Internet and Surveillance

Fuchs, Christian, Kees Boersma, Anders Albrechtslund and Marisol Sandoval (Eds.). 2011. Internet and Surveillance: The Challenges of Web 2.0 and Social Media. New York: Routledge. ISBN 978-0-415-89160-8. EU COST Publication. 332 pages.

http://fuchs.uti.at/books/internet-and-surveillance-the-challenges-of-web-2-0-and-social-media/

With contributions by: Anders Albrechtslund, Thomas Allmer, Mark
Andrejevic, David Arditi, Roberto Armengol, Kees Boersma, Miyase
Christensen, Christian Fuchs, David W. Hill, André Jansson, Deborah G.
Johnson, David Lyon, Thomas Mathiesen, Marisol Sandoval, Iván Székely,
Monika Taddicken, Daniel Trottier, Kent Wayland, Rolf H. Weber

The publication has been supported by EU COST – European Cooperation in
Science and Technology and the EU COST Action IS0807 “Living in
Surveillance Societies“.

This book is the first ever published volume that is dedicated to
Internet surveillance in the age of what has come to be termed “social
media” or “web 2.0″ (blogs, wikis, file sharing, social networking
sites, microblogs, user-generated content sites, etc). The Internet has
been transformed in the past years from a system primarily oriented on
information provision into a medium for communication and
community-building. The notion of “Web 2.0”, social software, and social
networking sites such as Facebook, Twitter and MySpace have emerged in
this context. With such platforms comes the massive provision and
storage of personal data that are systematically evaluated, marketed,
and used for targeting users with advertising. In a world of global
economic competition, economic crisis, and fear of terrorism after 9/11,
both corporations and state institutions have a growing interest in
accessing this personal data.
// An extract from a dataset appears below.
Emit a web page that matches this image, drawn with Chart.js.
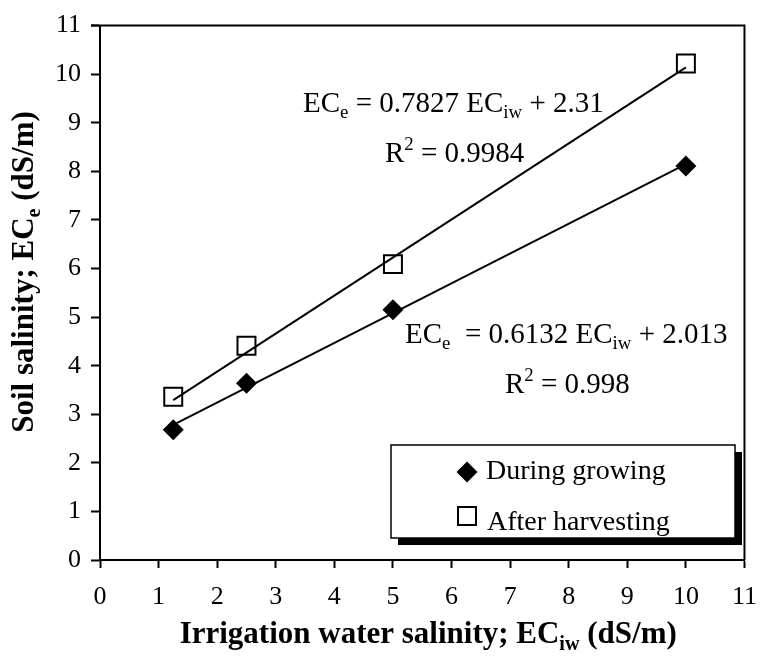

Here, contributors explore this changing
landscape by addressing topics such as commercial data collection by
advertising, consumer sites and interactive media; self-disclosure in
the social web; surveillance of file-sharers; privacy in the age of the
internet; civil watch-surveillance on social networking sites; and
networked interactive surveillance in transnational space. This book is
a result of a research action launched by the intergovernmental network
COST (European Cooperation in Science and Technology).